Wanting to join with Cathy’s Reading Ireland 2021 project (which also nicely aligns with my Focus-on-the-TBR project as well), I happened to come across this, the first in what’s called “The Barrytown Trilogy” by Irish writer Roddy Doyle. (The other two titles are “The Snapper” (1990) and “The Van” (1991).)
As described by the publisher’s blurb: Roddy Doyle’s winning trio of comic novels depicting the daily life and times of the Rabbitte family in working-class Dublin…
“The Commitments” is the first one in the list. And you know: I loved it. I think it was a reread (but only one that happened years ago pre-blog) but I know I loved the 1991 movie and its accompanying soundtrack. (I even dug up the soundtrack to remind myself of the group’s music. SO good.)
The plot features a small and scrappy group of young teenaged boys growing up in lower-class Dublin who join together to form a band focused on bringing soul music back to the city. They are led by Joey “The Lips” Fagan, who may (or may not) have a professional music background with Otis Redding and co., and who calls everyone his “brothers and sisters”. Regardless of his true experience, Fagan is the glue on the band (although not without some attitude from his younger charges).
And basically, this novel just tracks the life history of the young musicians. It’s written in 100 percent dialect and is heavily dependent upon a strongly-Irish accent delivering music lyrics but once I got into the read, the dialect ceased to be an impediment. I could just “hear” the boys as they bonded together (or not) working on their music and this was a great summary of the 1980s’ music scene for these kids.

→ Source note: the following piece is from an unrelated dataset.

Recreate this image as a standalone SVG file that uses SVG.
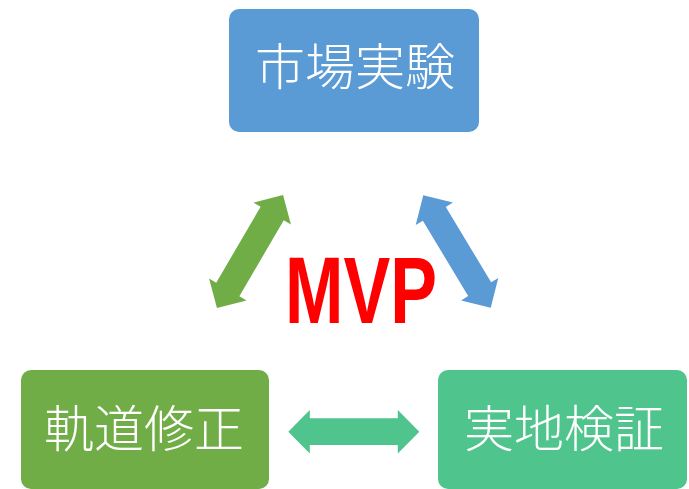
<svg xmlns="http://www.w3.org/2000/svg" width="689" height="489" viewBox="0 0 689 489">
<defs>
<style>
.lbl{font-family:"Noto Sans CJK JP","Noto Sans CJK SC",sans-serif;font-weight:300;font-size:50px;fill:#ffffff;text-anchor:middle}
.mvp{font-family:"Liberation Sans",Arial,sans-serif;font-weight:bold;font-size:94px;fill:#ff0000}
</style>
<polygon id="dblarrow" points="-65.5,0 -44,-21.7 -44,-13.4 44,-13.4 44,-21.7 65.5,0 44,21.7 44,13.4 -44,13.4 -44,21.7"/>
</defs>
<rect width="689" height="489" fill="#ffffff"/>
<g id="node-market">
<rect x="229" y="9" width="250" height="123" rx="10" fill="#5B9BD5"/>
<text class="lbl" x="355" y="85">市場実験</text>
</g>
<g id="node-course">
<rect x="21" y="370" width="248" height="119" rx="10" fill="#70AD47"/>
<text class="lbl" x="144" y="447">軌道修正</text>
</g>
<g id="node-field">
<rect x="438" y="370" width="249" height="119" rx="10" fill="#4FC48C"/>
<text class="lbl" x="564" y="447">実地検証</text>
</g>
<g id="connectors">
<use href="#dblarrow" fill="#70AD47" transform="translate(250,251.5) rotate(-59.7)"/>
<use href="#dblarrow" fill="#5B9BD5" transform="translate(457,251.5) rotate(59)"/>
<use href="#dblarrow" fill="#4FC48C" transform="translate(353.8,431.7)"/>
</g>
<g id="label-mvp">
<text class="mvp" x="285" y="323" textLength="152" lengthAdjust="spacingAndGlyphs">MVP</text>
</g>
</svg>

Special note must go to three girls who are the back-up singers: they are hilarious and have the patience of saints to put up with these lads.
A very fast and enjoyable read.
Next: “The Snapper”, book two in the Doyle’s trilogy and a narrative arc that continues with some of the characters who starred in the first book. In the first volume, one of the girls (Sharon although her stage name is different) becomes pregnant and refuses to give up who the father is. Seeing as the story is set in Dublin, there is a big to-do about Sharon being young and unmarried/unattached and this volume tracks how the unintended pregnancy impacts her life and that of her family (especially her father, her “da”).
It’s a gritty and really-well-done close look at a Catholic family just trying to do their best with the situation, and although this volume is not quite as packed with such a heavy dialect as the first title, it’s still very Irish in how it sounds. I just loved getting a different perspective of some of the characters mentioned in the first volume and couldn’t put this book down.
And then, since I couldn’t stop reading this, I moved on to the final volume: “The Van”. I had no idea what this narrative plot would follow and learned that it’s an (even) closer look at Sharon’s Da and how, even though it might not turn out that great, the poor guy really does his best at being a good man for his family and for his friends.
“The Van” was also really funny in places and reminded me in some ways of Hardy’s “Under the Greenwood Tree” (review here) which also follows a middle-aging man and his friends as they live their lives and have their adventures. (It also made me crave some English chips since there is a lot involved with a local chip shop.) Honestly, I laughed out loud at this volume… Just loved it.
Thanks to Cathy for hosting the month!